Foi quando resolvi encarar o mundo e me mudei sozinha para São Paulo. Tracei o objetivo de subir no pódio em Tóquio em 2021, e por apenas 12 centímetros, não alcancei meu maior sonho, a medalha de ouro, mas atingi meu objetivo conquistando a prata.
R7 - Hoje, o fator da saúde mental no esporte é amplamente debatido. Como você enxerga esta questão?
Raíssa - Antes de me tornar a Raíssa atleta, minha inspiração era sobreviver. Sofri muito bullying quando mais nova, que deixaram marcas emocionais intensas. Após meu resultado nas Paraolimpíadas do Rio, senti o quão assustadora é a cobrança de ser uma atleta de alto desempenho.
Estou sempre sorrindo, até quando levanto 115 kg no supino (risos). Após os Jogos de 2016, senti que faltava essa alegria. Foi quando decidi iniciar o tratamento com uma psicóloga e foi a melhor decisão que tomei em minha vida. Além disso, com uma mulher negra que me ajudaria e compreenderia grande parte das minhas cicatrizes, que carreguei desde muito pequena.
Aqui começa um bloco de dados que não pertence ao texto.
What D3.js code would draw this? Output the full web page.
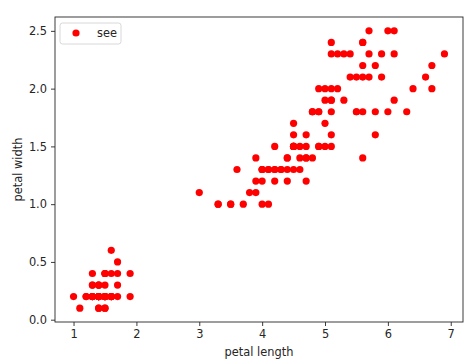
<!DOCTYPE html>
<html lang="en">
<head>
<meta charset="UTF-8">
<title>petal scatter</title>
<script src="https://d3js.org/d3.v7.min.js"></script>
<style>
  body { margin: 0; background: #fff; font-family: "DejaVu Sans", sans-serif; }
  .axis text { font-size: 11.4px; fill: #262626; font-family: "DejaVu Sans", sans-serif; }
  .axis path, .axis line { stroke: #262626; stroke-width: 0.9; }
</style>
</head>
<body>
<div id="chart"></div>
<script>
// iris petal measurements
const petalLength = [
  1.4,1.4,1.3,1.5,1.4,1.7,1.4,1.5,1.4,1.5,1.5,1.6,1.4,1.1,1.2,1.5,1.3,1.4,1.7,1.5,
  1.7,1.5,1.0,1.7,1.9,1.6,1.6,1.5,1.4,1.6,1.6,1.5,1.5,1.4,1.5,1.2,1.3,1.4,1.3,1.5,
  1.3,1.3,1.3,1.6,1.9,1.4,1.6,1.4,1.5,1.4,
  4.7,4.5,4.9,4.0,4.6,4.5,4.7,3.3,4.6,3.9,3.5,4.2,4.0,4.7,3.6,4.4,4.5,4.1,4.5,3.9,
  4.8,4.0,4.9,4.7,4.3,4.4,4.8,5.0,4.5,3.5,3.8,3.7,3.9,5.1,4.5,4.5,4.7,4.4,4.1,4.0,
  4.4,4.6,4.0,3.3,4.2,4.2,4.2,4.3,3.0,4.1,
  6.0,5.1,5.9,5.6,5.8,6.6,4.5,6.3,5.8,6.1,5.1,5.3,5.5,5.0,5.1,5.3,5.5,6.7,6.9,5.0,
  5.7,4.9,6.7,4.9,5.7,6.0,4.8,4.9,5.6,5.8,6.1,6.4,5.6,5.1,5.6,6.1,5.6,5.5,4.8,5.4,
  5.6,5.1,5.1,5.9,5.7,5.2,5.0,5.2,5.4,5.1
];
const petalWidth = [
  0.2,0.2,0.2,0.2,0.2,0.4,0.3,0.2,0.2,0.1,0.2,0.2,0.1,0.1,0.2,0.4,0.4,0.3,0.3,0.3,
  0.2,0.4,0.2,0.5,0.2,0.2,0.4,0.2,0.2,0.2,0.2,0.4,0.1,0.2,0.2,0.2,0.2,0.1,0.2,0.2,
  0.3,0.3,0.2,0.6,0.4,0.3,0.2,0.2,0.2,0.2,
  1.4,1.5,1.5,1.3,1.5,1.3,1.6,1.0,1.3,1.4,1.0,1.5,1.0,1.4,1.3,1.4,1.5,1.0,1.5,1.1,
  1.8,1.3,1.5,1.2,1.3,1.4,1.4,1.7,1.5,1.0,1.1,1.0,1.2,1.6,1.5,1.6,1.5,1.3,1.3,1.3,
  1.2,1.4,1.2,1.0,1.3,1.2,1.3,1.3,1.1,1.3,
  2.5,1.9,2.1,1.8,2.2,2.1,1.7,1.8,1.8,2.5,2.0,1.9,2.1,2.0,2.4,2.3,1.8,2.2,2.3,1.5,
  2.3,2.0,2.0,1.8,2.1,1.8,1.8,1.8,2.1,1.6,1.9,2.0,2.2,1.5,1.4,2.3,2.4,1.8,1.8,2.1,
  2.4,2.3,1.9,2.3,2.5,2.3,1.9,2.0,2.3,1.8
];
const xTicks = [1, 2, 3, 4, 5, 6, 7];
const yTicks = [0.0, 0.5, 1.0, 1.5, 2.0, 2.5];
const seriesLabel = "see";

const W = 473, H = 363;
const margin = { top: 17, right: 10, bottom: 41, left: 55 };
const width = W - margin.left - margin.right;
const height = H - margin.top - margin.bottom;

const points = petalLength.map((v, i) => ({ x: v, y: petalWidth[i] }));

// matplotlib-style 5% padding
const xExt = d3.extent(petalLength), yExt = d3.extent(petalWidth);
const xPad = (xExt[1] - xExt[0]) * 0.05, yPad = (yExt[1] - yExt[0]) * 0.05;

const x = d3.scaleLinear().domain([xExt[0] - xPad, xExt[1] + xPad]).range([0, width]);
const y = d3.scaleLinear().domain([yExt[0] - yPad, yExt[1] + yPad]).range([height, 0]);

const svg = d3.select("#chart").append("svg")
  .attr("width", W).attr("height", H)
  .append("g")
  .attr("transform", `translate(${margin.left},${margin.top})`);

svg.append("g")
  .attr("class", "axis")
  .attr("transform", `translate(0,${height})`)
  .call(d3.axisBottom(x).tickValues(xTicks).tickFormat(d3.format("d")).tickSize(4).tickPadding(4))
  .call(g => g.select(".domain").remove());

svg.append("g")
  .attr("class", "axis")
  .call(d3.axisLeft(y).tickValues(yTicks).tickFormat(d3.format(".1f")).tickSize(4).tickPadding(4))
  .call(g => g.select(".domain").remove());

svg.append("g")
  .selectAll("circle")
  .data(points)
  .join("circle")
  .attr("cx", d => x(d.x))
  .attr("cy", d => y(d.y))
  .attr("r", 3.6)
  .attr("fill", "#ff0000");

// frame
svg.append("rect")
  .attr("width", width).attr("height", height)
  .attr("fill", "none").attr("stroke", "#262626").attr("stroke-width", 0.9);

// legend
const lg = svg.append("g").attr("transform", "translate(5,6)");
lg.append("rect")
  .attr("width", 61).attr("height", 21).attr("rx", 2.5)
  .attr("fill", "#fff").attr("fill-opacity", 0.8)
  .attr("stroke", "#d4d4d4").attr("stroke-width", 0.9);
lg.append("circle").attr("cx", 16).attr("cy", 10).attr("r", 3.6).attr("fill", "#ff0000");
lg.append("text").attr("x", 37).attr("y", 14)
  .style("font-size", "11.4px").attr("fill", "#262626").text(seriesLabel);

// axis labels
svg.append("text")
  .attr("x", width / 2).attr("y", height + 34)
  .attr("text-anchor", "middle")
  .style("font-size", "11.4px").attr("fill", "#262626")
  .text("petal length");

svg.append("text")
  .attr("transform", "rotate(-90)")
  .attr("x", -height / 2).attr("y", -33)
  .attr("text-anchor", "middle")
  .style("font-size", "11.4px").attr("fill", "#262626")
  .text("petal width");
</script>
</body>
</html>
R7 - Durante toda sua trajetória, como você lidou com comentários negativos e capacitistas?
Raíssa - Digo que o pior preconceito não é a fala, mas sim, o olhar. Tive muitos problemas com o espelho desde muito nova. Quando recebia elogios do tipo “Você é tão linda, pena que está em uma cadeira de rodas”, me abalava muito. Mas hoje entendo que, graças a Deus, se não fosse por ela [a cadeira], não estaria na posição que me encontro hoje.
Minha cadeira é apenas um detalhe que me diferencia de você. Dialogo muito com mães de crianças com deficiência, e sempre digo que seus filhos não são especiais, mas sim pessoas normais, assim como eu, que só precisam de apoio e pessoas que acreditem neles, pois eles têm o potencial para se tornarem o que desejarem.
R7 - Qual o principal motivo para o sucesso do Brasil nos jogos Paralímpicos?
Raíssa - É a força, a garra e o desejo de sempre mostrar para as pessoas que somos potências, independentemente da deficiência. É só um detalhe que me faz ser diferente de você. Acredito que estamos mostrando cada vez mais o que viemos fazer nesse mundo, conquistando nosso espaço e que não é só a superação, até porque acho que devemos deixar essa palavrinha de lado, nós superamos uma história, mas sim a inspiração.
R7 - Com o aumento da visibilidade dos Jogos Paralímpicos, os atletas viraram exemplos para muitas pessoas. Como é para você inspirar as pessoas?
Raíssa - É uma surpresa muito grande principalmente para nós, atletas paralímpicos que jamais imaginamos que poderíamos inspirar tantas pessoas, tanto os “andantes”, como costumo chamar, quanto as pessoas com deficiência.
Eu sempre quis ter uma inspiração e hoje ser uma inspiração como mulher, preta, paralímpica está sendo incrível. Lógico, é uma responsabilidade muito grande, mas acredito que estou trilhando meu caminho e fazendo meu papel. Se eu tocar um coração, já sinto que valeu super a pena.
R7 - Quem são suas inspirações dentro e fora do esporte?
Raíssa - Fora do esporte, sem dúvidas, a minha mãe. Mulher preta, baiana, que saiu do estado e foi ganhar a vida em Minas Gerais, criando eu e meus dois irmãos sozinha. Ela trabalha em serviços gerais, então ela nunca abaixou a cabeça e sempre foi a luta.
Este é um assunto pouco falado, mas que infelizmente acontece. Eu conheço e vi inúmeras histórias de pais que deixam seus filhos com deficiência para adoção. Nas oportunidades que minha mãe teve de me “abandonar”, ela me abraçou e disse que nunca deixaria a bonequinha dela para trás. Ela teve o papel dela.
Dentro do esporte, minha inspiração é o Daniel Dias. Além dele ser uma potência tanto dentro do esporte, o que ele faz pelo desenvolvimento do esporte paralímpico fora do “jogo” tem enorme relevância e impacto.
Também não posso deixar de mencionar que, quando mais nova, eu me espelhava e queria ser a Daiane dos Santos. Pensava em amputar as minhas pernas, só para me parecer mais com ela, até pela tamanha expressividade, como atleta e mulher preta.
R7 - Como suas realizações profissionais influenciaram na sua percepção de si mesma?
Raíssa - Eu acho que ainda não tenho essa percepção de mim mesma, estou me descobrindo agora. Ainda estou fazendo um “download” na minha cabeça, entendendo quem é a Raíssa perante os olhos das pessoas. Tento me ver como as pessoas me veem, e isso é muito difícil.
Como falamos antes sobre inspiração, às vezes uma palavra minha pode influenciar a vida de outra pessoa, e eu não tenho essa noção.